Over the last couple years I have been very fortunate to be able to travel all over the US... I have been to Jacksonville, NYC, Boston, New Haven, been to Maine, Denver, Washington DC, Richmond Va, Cleveland, Milwaukee, Whitewater, and Chicago many times over. Everyone knows that I'm living a different life than most, nay, all of my friends and family. I can count on one hand the number of friends I have that are not married, that have no children. Most of those friends do not live here in MN any longer, they have moved to Boston, Denver, Iowa, New Haven, VA (note that these are the places I have visited in the last couple years:)
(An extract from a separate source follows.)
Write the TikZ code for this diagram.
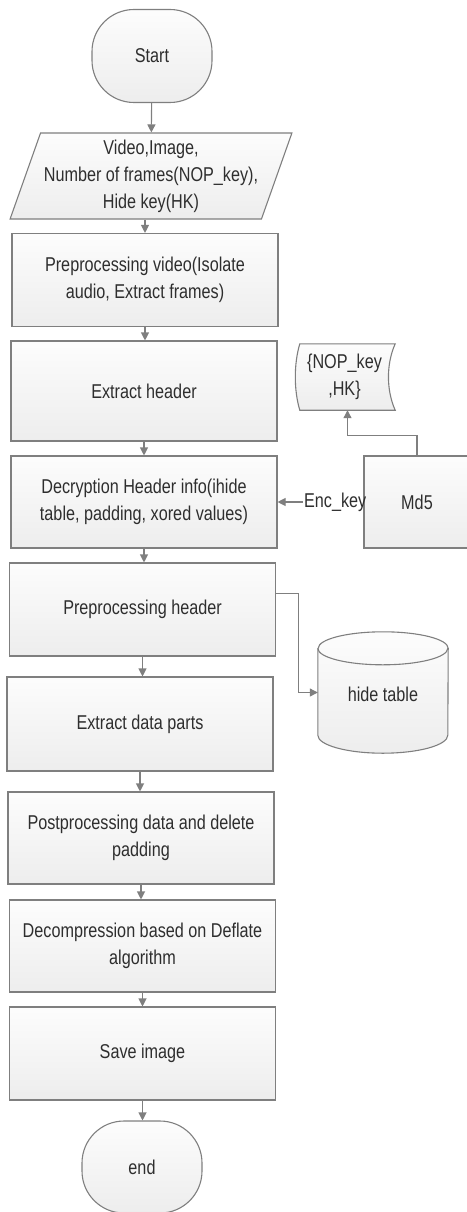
\documentclass[tikz,border=0pt]{standalone}
\usepackage{fontspec}
\setmainfont{Liberation Sans}[FakeStretch=0.81]
\usetikzlibrary{arrows.meta,shapes.geometric,positioning}
\definecolor{edgegray}{HTML}{7F7F7F}
\definecolor{textgray}{HTML}{2E2E2E}

\tikzset{
  boxfill/.style={draw=edgegray, line width=1.1pt, top color=gray!2, bottom color=gray!14},
  stepbox/.style={boxfill, text=textgray, align=center, font=\fontsize{20}{27}\selectfont},
  procbox/.style={stepbox, rectangle, minimum width=266pt, minimum height=93pt},
  termbox/.style={stepbox, rectangle, rounded corners=42pt, minimum width=120pt, minimum height=93pt},
  keytext/.style={text=textgray, inner sep=1pt, font=\fontsize{20}{27}\selectfont},
  flow/.style={draw=edgegray, line width=1.1pt, -{Triangle[length=8pt,width=8pt]}},
}

\begin{document}
\begin{tikzpicture}[x=1pt,y=-1pt]
  \useasboundingbox (0,0) rectangle (466,1212);

  % main column
  \node[termbox] (start) at (152,56) {Start};
  \node[stepbox, trapezium, trapezium left angle=69, trapezium right angle=111,
        trapezium stretches=true, minimum width=276pt, minimum height=86pt]
        (inp) at (151,176) {Video,Image,\\Number of frames(NOP\_key),\\Hide key(HK)};
  \node[procbox] (vid) at (145,280) {Preprocessing video(Isolate\\audio, Extract frames)};
  \node[procbox, minimum height=100pt] (hdr) at (144,391) {Extract header};
  \node[procbox, minimum height=92pt] (dec) at (144,502) {Decryption Header info(ihide\\table, padding, xored values)};
  \node[procbox] (pre) at (142.5,609.5) {Preprocessing header};
  \node[procbox, minimum height=94pt] (parts) at (140,724) {Extract data parts};
  \node[procbox, minimum height=92pt] (post) at (141,838) {Postprocessing data and delete\\padding};
  \node[procbox, minimum height=92pt] (dcmp) at (142.5,946) {Decompression based on Deflate\\algorithm};
  \node[procbox] (save) at (142.5,1053.5) {Save image};
  \node[termbox, minimum height=92pt] (end) at (142,1167) {end};

  % side branch
  \node[stepbox, rectangle, minimum width=106pt, minimum height=92pt] (md5) at (417,502) {Md5};
  \node[keytext, anchor=east] (enc) at ([xshift=4pt]md5.west) {Enc\_key};
  \node[keytext, align=center, minimum width=95pt, minimum height=66pt] (keys) at (347.5,377) {};
  \path[boxfill] (keys.north west) -- (keys.north east)
    .. controls +(-9,20) and +(-9,-20) .. (keys.south east) -- (keys.south west)
    .. controls +(-6,-20) and +(-6,20) .. cycle;
  \node[keytext, align=center] at ([xshift=-3pt]keys.center) {\{NOP\_key\\,HK\}};

  % database drum
  \node[keytext, minimum width=130pt, minimum height=121pt] (hide) at (383,692.5) {};
  \path[boxfill] ([yshift=-16.5pt]hide.north west) -- ([yshift=18pt]hide.south west)
    arc[start angle=180, end angle=0, x radius=65, y radius=18]
    -- ([yshift=-16.5pt]hide.north east)
    arc[start angle=0, end angle=-180, x radius=65, y radius=16.5];
  \draw[edgegray, line width=1.1pt] ([yshift=-16.5pt]hide.north west)
    arc[start angle=180, end angle=0, x radius=65, y radius=16.5];
  \node[keytext] at ([yshift=-2pt]hide.center) {hide table};

  % connectors
  \draw[flow] (start) -- (inp);
  \draw[flow] (inp.south -| vid.north) -- (vid.north);
  \foreach \a/\b in {vid/hdr, hdr/dec, dec/pre, pre/parts, parts/post, post/dcmp, dcmp/save, save/end}
    \draw[flow] (\a.south) -- (\a.south |- \b.north);
  \draw[flow] (enc.west) -- (dec.east);
  \draw[flow] (md5.north) -- ++(0,-20) -| (keys.south);
  \draw[flow] ([yshift=16pt]pre.east) -- ++(22,0) |- (hide.west);
\end{tikzpicture}
\end{document}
I have been told by many of my married friends how jealous they are of my life... That I can go on vacation. That I don't have any children to take care of... i can do what i want to do when I want to do it. nothing is holding me back. As much fun as I am having going to different places... visiting my friends who aren't settled down with a family... it is a lonely life. I do get to go to these places, but its only a handful of nights a year that i get to be with people that are like me. people in my situation. the rest of the time i spend at home, alone. going to parties where everyone is paired off, and i am there alone.
As much as my friends are jealous of my adventures, i am envious of their life. They have found the person they were meant to be with. They have started a family and a life of their own. Me on the other hand, I am living a life on my own, no one to share it with.
As happy as i am to go to all these places, visiting different stadiums.... I would be just as happy staying home and starting a family of my own. I just haven't been as fortunate to have found the person i am supposed to be with as early as my friends and family.
Be thankful for what you have. don't look at me and be jealous. a life alone isn't anything to be jealous of.
2 comments:
Reading this makes me sad because you sound sad! We all want what we don't have; then when we get it, we don't want it...at least after awhile! There is someone out there for everyone and I know you will find the right one when the time is right!
I'm sorry you are so sad Christy. That really sucks. You will find someone, I truly believe in fate and your time will come, when it's right. Just hang in there and love up on that little niece of yours!